Digging For Absolute Answers at Stonehenge

Researchers began their two-week long excavation at Stonehenge on Monday in the first dig at the site since 1964.

Throughout history Stonehenge’s great mystery has bred an abundance of theories of its origin. Some claim the site served ceremonial purposes while other, more eccentric beliefs link the monument to extraterrestrial life.

Stonehenge experts Tim Darvill, president of the Society of Antiquaries, and Geoff Wainwright, archaeology professor at Bournemouth University, intend to set the record straight. By using carbon dating techniques and analysis of soil pollen, they hope to be able to find definitive answers.

“If you want to find out why Stonehenge was built, you need to look 250 kilometers away to the Presili Hills in north Pembrokeshire, where the first bluestones that built Stonehenge come from,” Wainwright said.

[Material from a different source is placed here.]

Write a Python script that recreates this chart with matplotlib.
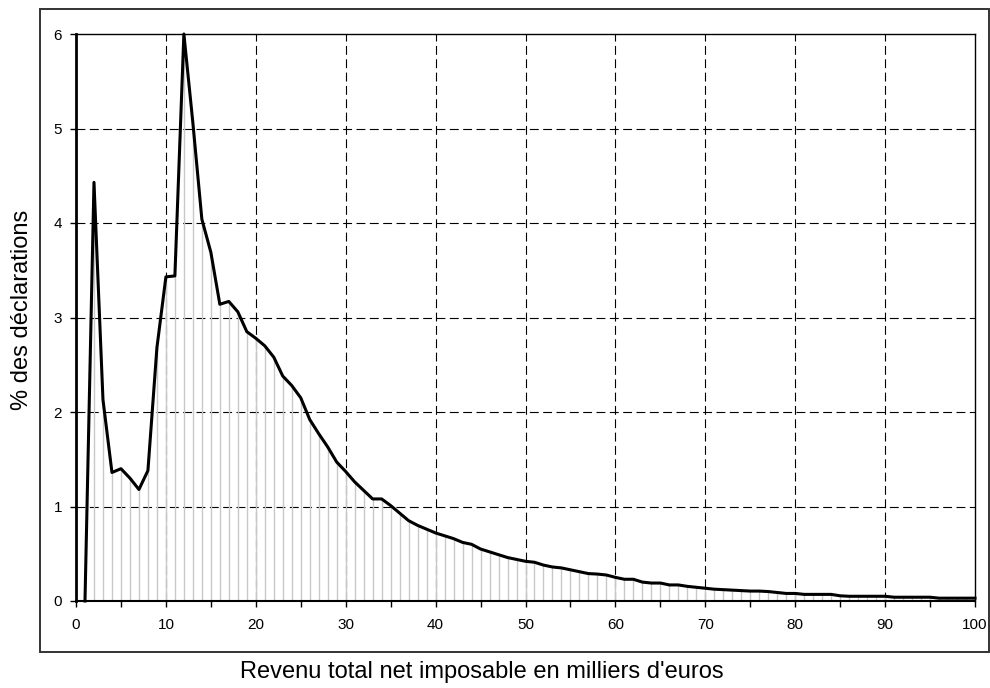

The ambiguous arrangement is composed of large sandstone blocks surrounded by smaller bluestones. Darvill and Wainwright hope that their research will affirm their thesis that Stonehenge served as a place of healing.

“This was a place of healing, for the soul and the body,” said Darvill. “The Presili Hills is a magical place. The stones from there are regarded as having healing properties.”

Recently uncovered evidence may support their claim. Many of the Neolithic remains found near the site show signs of skeletal trauma such as broken bones and evidence of operations to the skull.

The remains have been linked to people who had traveled long distances, possibly in order to seek supernatural cures from Stonehenge.

The original site consisted of about 80 bluestones, weighing between one and four tons each. They were transported from South Wales to the Salisbury Plain about 5,000 years ago. Almost two-thirds of the stones were either stolen or weathered over time.

“In the early 1900s there were signs in Amesbury (the nearest town to the site) offering the hire of a hammer so that people could come up here to chip off their own bit of bluestone,” Darvill said.

In the 1990s, archaeologists attempted to date the first circle, and judged it to have been erected in 2,550BC.

The current excavation will give researchers a more precise dating of the Double Bluestone Circle, which was the first circle to be erected at the site. They plan to dig a 3.5m by 2.5m trench around the area in order to collect pieces of the original bluestone circle.

“This small excavation of a bluestone is the culmination of six years of research which Tim and I have conducted in the Preseli Hills of North Pembrokeshire and which has shed new light on the eternal question as to why Stonehenge was built,” Wainwright said.

“We will be able to say not only why but when the first stone monument was built.”